### TO DO:
Exclude pictures. Extract exactly the lines from the one that contains "Convert this chart to Plotly code." down to the one that contains "if v >= 1e6", both included.

========================================

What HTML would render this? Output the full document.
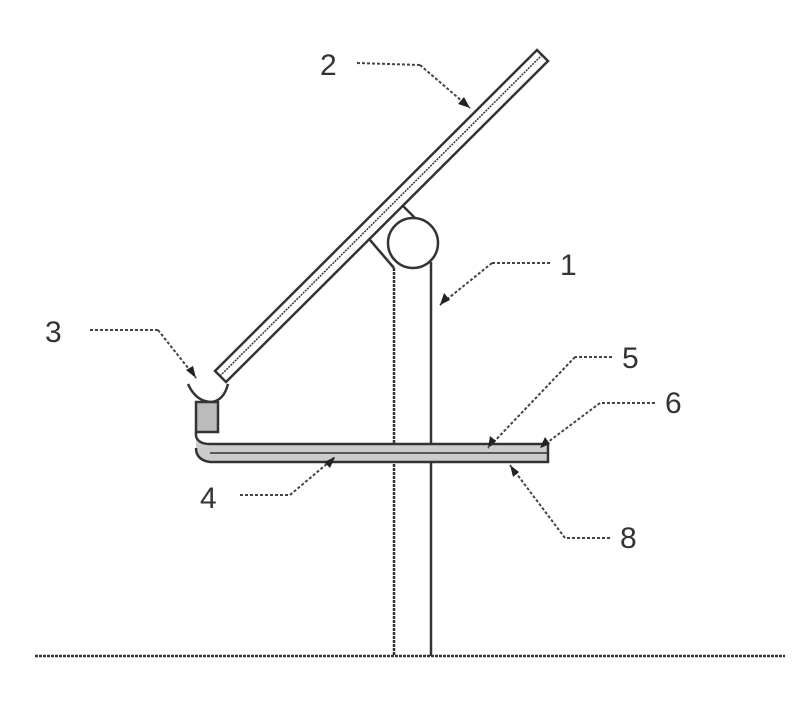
<!DOCTYPE html>
<html><head><style>
body{margin:0;background:#fff;width:801px;height:699px;overflow:hidden}
text{font-family:"Liberation Sans",sans-serif;font-size:30px;fill:#333}
</style></head><body>
<svg width="801" height="699" viewBox="0 0 801 699" xmlns="http://www.w3.org/2000/svg">
<g stroke="#333" fill="none" stroke-width="2.5">
<line x1="35" y1="656" x2="785" y2="656" stroke-dasharray="3,1"/>
<line x1="394" y1="268" x2="394" y2="656" stroke-dasharray="3,1"/>
<line x1="431" y1="262" x2="431" y2="656"/>
<polygon points="215,371 537,50 548,61 226,382" fill="#fff"/>
<line x1="220" y1="376" x2="542" y2="55" stroke-width="1.5" stroke-dasharray="2,1"/>
<line x1="370" y1="240" x2="394" y2="268"/>
<line x1="402" y1="205" x2="415" y2="218"/>
<circle cx="413" cy="243" r="25" fill="#fff"/>
<path d="M188,384 Q196,402 212,402 Q224,400 228,384"/>
<rect x="196" y="402" width="22" height="30" fill="#bbb"/>
<path d="M196,432 L196,436 Q198,444 210,444 L548,444 L548,462 L210,462 Q196,460 196,448" fill="#ccc"/>
<line x1="210" y1="453" x2="548" y2="453" stroke-width="1.5"/>
</g>
<g stroke="#444" stroke-width="2" stroke-dasharray="3,2" fill="none">
<line x1="357" y1="63" x2="420" y2="65"/><line x1="420" y1="65" x2="470" y2="108"/>
<line x1="550" y1="263" x2="492" y2="263"/><line x1="492" y1="263" x2="440" y2="305"/>
<line x1="90" y1="330" x2="158" y2="330"/><line x1="158" y1="330" x2="196" y2="378"/>
<line x1="612" y1="357" x2="575" y2="357"/><line x1="575" y1="357" x2="488" y2="448"/>
<line x1="655" y1="403" x2="600" y2="403"/><line x1="600" y1="403" x2="540" y2="448"/>
<line x1="240" y1="495" x2="290" y2="495"/><line x1="290" y1="495" x2="335" y2="457"/>
<line x1="610" y1="538" x2="565" y2="538"/><line x1="565" y1="538" x2="510" y2="465"/>
</g>
<g fill="#222">
<polygon points="470,108 458,104 464,97"/>
<polygon points="440,305 444,293 450,300"/>
<polygon points="196,378 186,370 193,366"/>
<polygon points="488,448 490,436 496,441"/>
<polygon points="540,448 545,437 550,444"/>
<polygon points="335,457 330,468 324,462"/>
<polygon points="510,465 519,472 513,477"/>
</g>
<text x="320" y="75">2</text>
<text x="560" y="275">1</text>
<text x="45" y="342">3</text>
<text x="622" y="368">5</text>
<text x="665" y="413">6</text>
<text x="200" y="508">4</text>
<text x="620" y="548">8</text>
</svg>
</body></html>
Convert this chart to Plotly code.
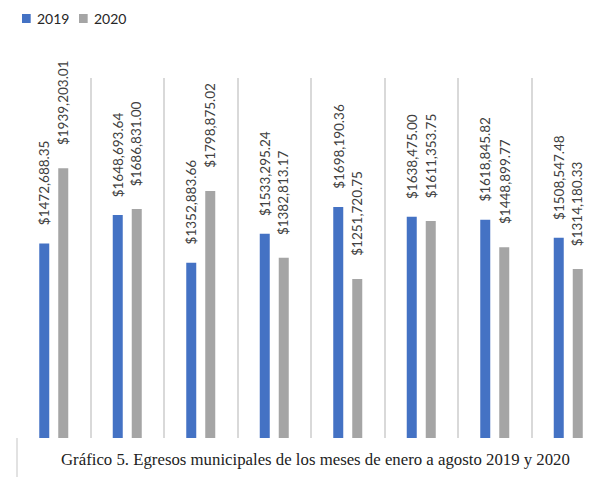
import plotly.graph_objects as go

months = ["enero", "febrero", "marzo", "abril", "mayo", "junio", "julio", "agosto"]
egresos_2019 = [1472688.35, 1648693.64, 1352883.66, 1533295.24, 1698190.36, 1638475.00, 1618845.82, 1508547.48]
egresos_2020 = [1939203.01, 1686831.00, 1798875.02, 1382813.17, 1251720.75, 1611353.75, 1448899.77, 1314180.33]
series_names = ["2019", "2020"]
colors = ["#4472C4", "#A5A5A5"]
caption = "Gráfico 5. Egresos municipales de los meses de enero a agosto 2019 y 2020"


def fmt(v):
    return "$" + f"{v:,.2f}".replace(",", "", 1) if v >= 1e6 else "$" + f"{v:,.2f}"


fig = go.Figure()
for name, vals, col in zip(series_names, [egresos_2019, egresos_2020], colors):
    fig.add_trace(go.Bar(x=months, y=vals, name=name, marker_color=col,
                         marker_line_width=0, showlegend=False))

annotations = []
for vals, xs, ys in [(egresos_2019, -9.5, 16), (egresos_2020, 9.5, 21)]:
    for m, v in zip(months, vals):
        annotations.append(dict(x=m, y=v, xref="x", yref="y", text=fmt(v),
                                textangle=-90, showarrow=False, xanchor="center",
                                yanchor="bottom", xshift=xs, yshift=ys,
                                font=dict(family="Lato", size=13.5, color="#404040")))

annotations.append(dict(x=0.508, y=-0.061, xref="paper", yref="paper", text=caption,
                        showarrow=False, xanchor="center", yanchor="middle",
                        font=dict(family="Liberation Serif", size=16.8, color="#222222")))

# legend (drawn manually to match compact spacing)
shapes = [dict(type="line", xref="paper", yref="paper", x0=0, x1=0, y0=-0.108, y1=0,
               line=dict(color="#d9d9d9", width=1.5))]
legend_x = [0.0085, 0.1054]
for name, col, lx in zip(series_names, colors, legend_x):
    shapes.append(dict(type="rect", xref="paper", yref="paper", x0=lx, x1=lx + 0.0148,
                       y0=1.1528, y1=1.1778, fillcolor=col, line=dict(width=0)))
    annotations.append(dict(x=lx + 0.022, y=1.1653, xref="paper", yref="paper", text=name,
                            showarrow=False, xanchor="left", yanchor="middle",
                            font=dict(family="Lato", size=14, color="#262626")))

fig.update_layout(
    width=606, height=477,
    margin=dict(l=17, r=1, t=78, b=39),
    paper_bgcolor="white", plot_bgcolor="white",
    barmode="group", bargap=0.483, bargroupgap=0.474,
    showlegend=False,
    annotations=annotations,
    shapes=shapes,
)
fig.update_xaxes(type="category", tickson="boundaries", showgrid=True, gridcolor="#d9d9d9",
                 gridwidth=1.5, showticklabels=False, ticks="", showline=False, zeroline=False)
fig.update_yaxes(range=[264000, 2500000], showgrid=False, showticklabels=False,
                 zeroline=False, showline=False, ticks="")

fig.write_html("out.html", config={"displayModeBar": False},
               post_script="document.body.style.margin='0';document.body.style.overflow='hidden';")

========================================

### RESPONSE TO THIS EXERCISE:
Convert this chart to Plotly code.
import plotly.graph_objects as go

months = ["enero", "febrero", "marzo", "abril", "mayo", "junio", "julio", "agosto"]
egresos_2019 = [1472688.35, 1648693.64, 1352883.66, 1533295.24, 1698190.36, 1638475.00, 1618845.82, 1508547.48]
egresos_2020 = [1939203.01, 1686831.00, 1798875.02, 1382813.17, 1251720.75, 1611353.75, 1448899.77, 1314180.33]
series_names = ["2019", "2020"]
colors = ["#4472C4", "#A5A5A5"]
caption = "Gráfico 5. Egresos municipales de los meses de enero a agosto 2019 y 2020"


def fmt(v):
    return "$" + f"{v:,.2f}".replace(",", "", 1) if v >= 1e6 else "$" + f"{v:,.2f}"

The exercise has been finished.